Mardi Gras caps off a weeklong celebration known as Carnival. It's a period of revelry known for music, partying and alcohol that flows like water. Amid all the hoopla and pageantry of the floats in New Orleans it can be easy to forget that Mardi Gras in its roots is a religious celebration tied into Ash Wednesday tomorrow.

The cynic might look at the Mardi Gras celebration as an attempt by the faithful to squeeze in as much last-minute fun and debauchery as possible. After this, it's off to the confessional and time to put on an appropriately penitent show to satisfy the sad-sack priests during Lent.

This misses the point. While God surely does want us to keep ourselves free of wrongdoing, fun and pleasure were God's idea. It was God who showed humanity how to make wine and rum and their cousins. It was God who gave us music and friends. It was God who invented sex and made having it his first commandment.

People might overdo it getting drunk on Bourbon Street, but Mardi Gras falls into a grand tradition of festivals rooted in the Hebrew Scriptures. Celebrations of spring. Celebrations of fall. New Years celebrations. Private parties. National parties. "They tried to kill us, but we're still here and they're not" parties.

There are common threads running through all of them. Eat. Drink. Let your hair down. Jesus' first miracle involved giving people at a wedding better wine than anything they'd had so far. There's even an entire book of the Bible about the joys of sex.

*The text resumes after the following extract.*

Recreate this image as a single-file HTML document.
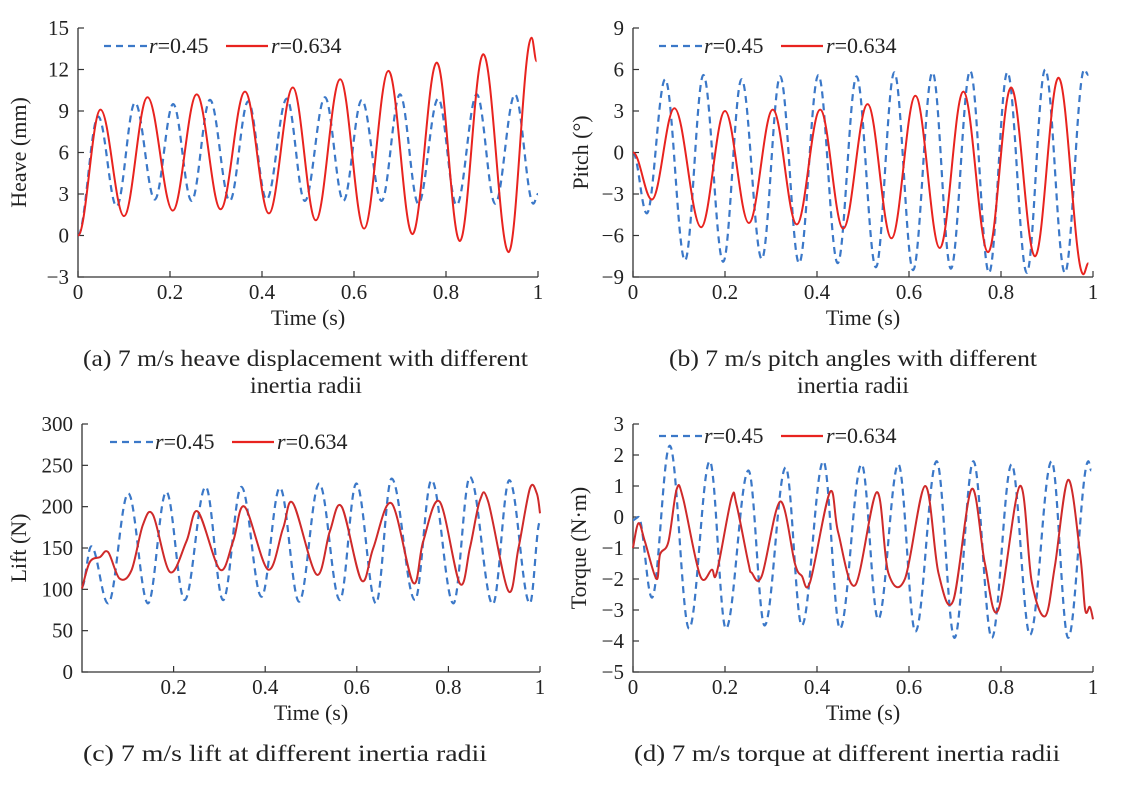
<!DOCTYPE html>
<html><head><meta charset="utf-8">
<style>
body{margin:0;background:#fff;}
svg{display:block;font-family:"Liberation Serif",serif;}
</style></head>
<body>
<svg id="fig" width="1122" height="788" viewBox="0 0 1122 788" xmlns="http://www.w3.org/2000/svg">
<g font-size="23" fill="#222">
<text x="83" y="366" textLength="445" lengthAdjust="spacingAndGlyphs">(a) 7 m/s heave displacement with different</text>
<text x="250" y="393" textLength="112" lengthAdjust="spacingAndGlyphs">inertia radii</text>
<text x="669" y="366" textLength="368" lengthAdjust="spacingAndGlyphs">(b) 7 m/s pitch angles with different</text>
<text x="797" y="393" textLength="112" lengthAdjust="spacingAndGlyphs">inertia radii</text>
<text x="83" y="761" textLength="404" lengthAdjust="spacingAndGlyphs">(c) 7 m/s lift at different inertia radii</text>
<text x="634" y="761" textLength="426" lengthAdjust="spacingAndGlyphs">(d) 7 m/s torque at different inertia radii</text>
</g>
</svg>
<script>
// ---- data (time in s, values in units) ----
const aBlueT=[0,.044,.084,.124,.167,.207,.247,.287,.330,.370,.410,.454,.493,.537,.577,.617,.660,.700,.740,.783,.823,.867,.907,.950,.990,1.0];
const aBlueV=[0,8.6,2.1,9.6,2.6,9.5,2.5,9.8,2.5,9.7,2.6,9.9,2.5,10.0,2.5,9.8,2.5,10.2,2.3,9.9,2.2,10.2,2.3,10.2,2.3,3.0];
const aRedT=[0,.049,.100,.151,.206,.258,.310,.363,.415,.467,.517,.570,.622,.675,.727,.780,.830,.881,.936,.986,.997];
const aRedV=[0,9.1,1.4,10.0,1.8,10.2,1.9,10.4,1.6,10.7,1.1,11.3,0.5,11.9,0.1,12.5,-0.4,13.1,-1.2,14.3,12.6];
const bBlueT=[0,.030,.070,.113,.153,.196,.236,.280,.320,.361,.403,.445,.486,.528,.568,.609,.651,.691,.733,.774,.814,.856,.896,.939,.981,.99];
const bBlueV=[0,-4.4,5.3,-7.8,5.6,-7.9,5.3,-7.7,5.5,-8.0,5.6,-8.0,5.5,-8.3,5.8,-8.5,5.8,-8.4,5.9,-8.7,5.8,-8.7,6.0,-8.7,6.0,5.6];
const bRedT=[0,.041,.090,.148,.200,.252,.304,.356,.407,.457,.510,.562,.614,.667,.718,.772,.822,.874,.925,.979,.99];
const bRedV=[0,-3.4,3.2,-5.4,3.0,-5.1,3.1,-5.2,3.1,-5.5,3.5,-6.2,4.1,-6.9,4.4,-7.2,4.7,-7.5,5.4,-8.8,-8.0];
const cBlueT=[0,.020,.057,.101,.144,.184,.224,.270,.308,.348,.392,.432,.474,.518,.563,.599,.642,.676,.727,.763,.811,.847,.897,.933,.978,1.0];
const cBlueV=[103,152,83,216,83,218,87,224,87,224,91,223,85,228,87,228,83,234,87,232,83,236,82,232,83,182];
const cRedT=[0,.017,.039,.057,.082,.108,.133,.155,.192,.228,.253,.301,.330,.355,.406,.439,.461,.512,.541,.567,.610,.636,.676,.723,.745,.781,.825,.847,.869,.887,.931,.953,.978,.993,1.0];
const cRedV=[101,133,139,145,113,123,178,190,121,158,194,124,158,200,124,174,204,118,170,200,111,150,204,108,158,206,107,150,208,206,98,150,222,216,192];
const dBlueT=[0,.012,.041,.080,.122,.167,.202,.251,.286,.332,.367,.414,.450,.497,.533,.577,.614,.660,.699,.740,.780,.823,.863,.910,.946,.990,.996];
const dBlueV=[-0.1,0,-2.6,2.3,-3.6,1.8,-3.6,1.5,-3.5,1.6,-3.5,1.8,-3.6,1.7,-3.3,1.7,-3.7,1.8,-3.9,1.8,-3.9,1.7,-3.8,1.8,-3.9,1.8,1.5];
const dRedT=[0,.012,.026,.051,.059,.077,.095,.109,.146,.171,.182,.214,.225,.251,.258,.280,.320,.352,.367,.385,.428,.446,.483,.530,.555,.591,.635,.664,.696,.736,.765,.794,.841,.867,.896,.917,.946,.972,.983,.993,1.0];
const dRedV=[-1.0,-0.2,-0.8,-2.0,-1.2,-0.8,0.9,0.6,-1.9,-1.7,-1.8,0.6,0.4,-1.5,-1.8,-1.9,0.5,-1.5,-1.9,-2.1,0.8,-0.5,-2.2,0.8,-1.8,-2.0,1.0,-1.8,-2.7,0.9,-1.5,-3.0,1.0,-2.1,-3.2,-1.6,1.2,-1.2,-3.0,-2.9,-3.3];
const xTicks=[0,0.2,0.4,0.6,0.8,1];
const xTicksC=[0.2,0.4,0.6,0.8,1];
const aTicks=[-3,0,3,6,9,12,15];
const bTicks=[-9,-6,-3,0,3,6,9];
const cTicks=[0,50,100,150,200,250,300];
const dTicks=[-5,-4,-3,-2,-1,0,1,2,3];

const NS="http://www.w3.org/2000/svg";
const svg=document.getElementById('fig');
function mk(tag,attrs,parent){const e=document.createElementNS(NS,tag);for(const k in attrs)e.setAttribute(k,attrs[k]);(parent||svg).appendChild(e);return e;}
function fmt(v){return v<0?'\u2212'+Math.abs(v):String(v);}

function smoothPath(xs,ys){
  let d='M'+xs[0].toFixed(1)+','+ys[0].toFixed(1);
  for(let i=1;i<xs.length;i++){
    const dx=xs[i]-xs[i-1];
    d+=' C'+(xs[i-1]+dx*0.36).toFixed(1)+','+ys[i-1].toFixed(1)+' '+(xs[i]-dx*0.36).toFixed(1)+','+ys[i].toFixed(1)+' '+xs[i].toFixed(1)+','+ys[i].toFixed(1);
  }
  return d;
}
function crPath(xs,ys){
  let d='M'+xs[0].toFixed(1)+','+ys[0].toFixed(1);
  for(let i=0;i<xs.length-1;i++){
    const x0=xs[Math.max(i-1,0)],y0=ys[Math.max(i-1,0)],x3=xs[Math.min(i+2,xs.length-1)],y3=ys[Math.min(i+2,xs.length-1)];
    const c1x=xs[i]+(xs[i+1]-x0)/6,c1y=ys[i]+(ys[i+1]-y0)/6;
    const c2x=xs[i+1]-(x3-xs[i])/6,c2y=ys[i+1]-(y3-ys[i])/6;
    d+=' C'+c1x.toFixed(1)+','+c1y.toFixed(1)+' '+c2x.toFixed(1)+','+c2y.toFixed(1)+' '+xs[i+1].toFixed(1)+','+ys[i+1].toFixed(1);
  }
  return d;
}

function panel(p){
  const g=mk('g',{});
  
  
  const X=t=>p.x0+(t-p.t0)*(p.x1-p.x0)/(1-p.t0);
  const Y=v=>p.yb+(v-p.vmin)*(p.yt-p.yb)/(p.vmax-p.vmin);
  const ax=mk('path',{d:'M'+p.x0+','+p.yt+' V'+p.yb+' H'+p.x1,fill:'none',stroke:'#333','stroke-width':1.3},g);
  
  
  p.yt_.forEach(v=>{
    const y=Y(v);
    mk('line',{x1:p.x0,x2:p.x0+6,y1:y,y2:y,stroke:'#333','stroke-width':1.2},g);
    const t=mk('text',{x:p.x0-9,y:y+7,'font-size':21,'text-anchor':'end',fill:'#222'},g);
    t.textContent=fmt(v);
    
    
  });
  p.xt.forEach(v=>{
    const x=X(v);
    mk('line',{x1:x,x2:x,y1:p.yb,y2:p.yb-6,stroke:'#333','stroke-width':1.2},g);
    const t=mk('text',{x:x,y:p.yb+22,'font-size':21,'text-anchor':'middle',fill:'#222'},g);
    t.textContent=String(v);
    
    
  });
  const xl=mk('text',{x:(p.x0+p.x1)/2,y:p.yb+48,'font-size':22,'text-anchor':'middle',fill:'#222'},g);
  xl.textContent='Time (s)';
  
  
  const yc=(p.yt+p.yb)/2;
  const yl=mk('text',{x:p.ylx,y:yc,'font-size':22,'text-anchor':'middle',fill:'#222',transform:'rotate(-90 '+p.ylx+' '+yc+')'},g);
  yl.textContent=p.ylabel;
  
  
  const bl=mk('path',{d:smoothPath(p.bT.map(X),p.bV.map(Y)),fill:'none',stroke:'#3b78c8','stroke-width':2.2,'stroke-dasharray':'7 5'},g);
  
  
  const rd=mk('path',{d:(p.noisy?crPath:smoothPath)(p.rT.map(X),p.rV.map(Y)),fill:'none',stroke:p.noisy?'#cf2a2a':'#e8231f','stroke-width':2},g);
  
  
  const lg=mk('g',{},g);
  
  
  const lx=p.lx,ly=p.ly;
  mk('line',{x1:lx,x2:lx+44,y1:ly,y2:ly,stroke:'#3b78c8','stroke-width':2.2,'stroke-dasharray':'7 5'},lg);
  const t1=mk('text',{x:lx+45,y:ly+7,'font-size':22,fill:'#222'},lg);
  t1.innerHTML='<tspan font-style="italic">r</tspan>=0.45';
  
  
  mk('line',{x1:lx+122,x2:lx+164,y1:ly,y2:ly,stroke:'#e8231f','stroke-width':2.2},lg);
  const t2=mk('text',{x:lx+167,y:ly+7,'font-size':22,fill:'#222'},lg);
  t2.innerHTML='<tspan font-style="italic">r</tspan>=0.634';
  
  
}

panel({id:'heave',x0:78,x1:538,t0:0,yt:28,yb:277,vmin:-3,vmax:15,yt_:aTicks,xt:xTicks,ylabel:'Heave (mm)',ylx:26,bT:aBlueT,bV:aBlueV,rT:aRedT,rV:aRedV,lx:104,ly:46});
panel({id:'pitch',x0:633,x1:1093,t0:0,yt:28,yb:277,vmin:-9,vmax:9,yt_:bTicks,xt:xTicks,ylabel:'Pitch (°)',ylx:588,bT:bBlueT,bV:bBlueV,rT:bRedT,rV:bRedV,lx:659,ly:46});
panel({id:'lift',x0:82,x1:540,t0:0,yt:424,yb:672,vmin:0,vmax:300,yt_:cTicks,xt:xTicksC,ylabel:'Lift (N)',ylx:26,bT:cBlueT,bV:cBlueV,rT:cRedT,rV:cRedV,noisy:true,lx:110,ly:442});
panel({id:'torque',x0:633,x1:1093,t0:0,yt:424,yb:672,vmin:-5,vmax:3,yt_:dTicks,xt:xTicks,ylabel:'Torque (N·m)',ylx:586,bT:dBlueT,bV:dBlueV,rT:dRedT,rV:dRedV,noisy:true,lx:659,ly:436});
</script>
</body></html>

Enjoy yourself, God tells us. Live a little.

Lent begins Wednesday. It's a 40-day period that leads up to the events of Good Friday, when Christians of all stripes traditionally mark the Crucifixion. It's a liturgical marker of the time between when first Jesus and then his disciples realized that things were not going to go the way they had first hoped, and when things got as absolutely bad as they possibly could.

Carnival is a time for wine and celebration, a season for living large and loving life for all that it gives us. Mardi Gras marks the end of that season.

Tonight is the night we celebrate. It is the last bottle, the last cup, the last drink we will have before we find that there are ashes in our wine.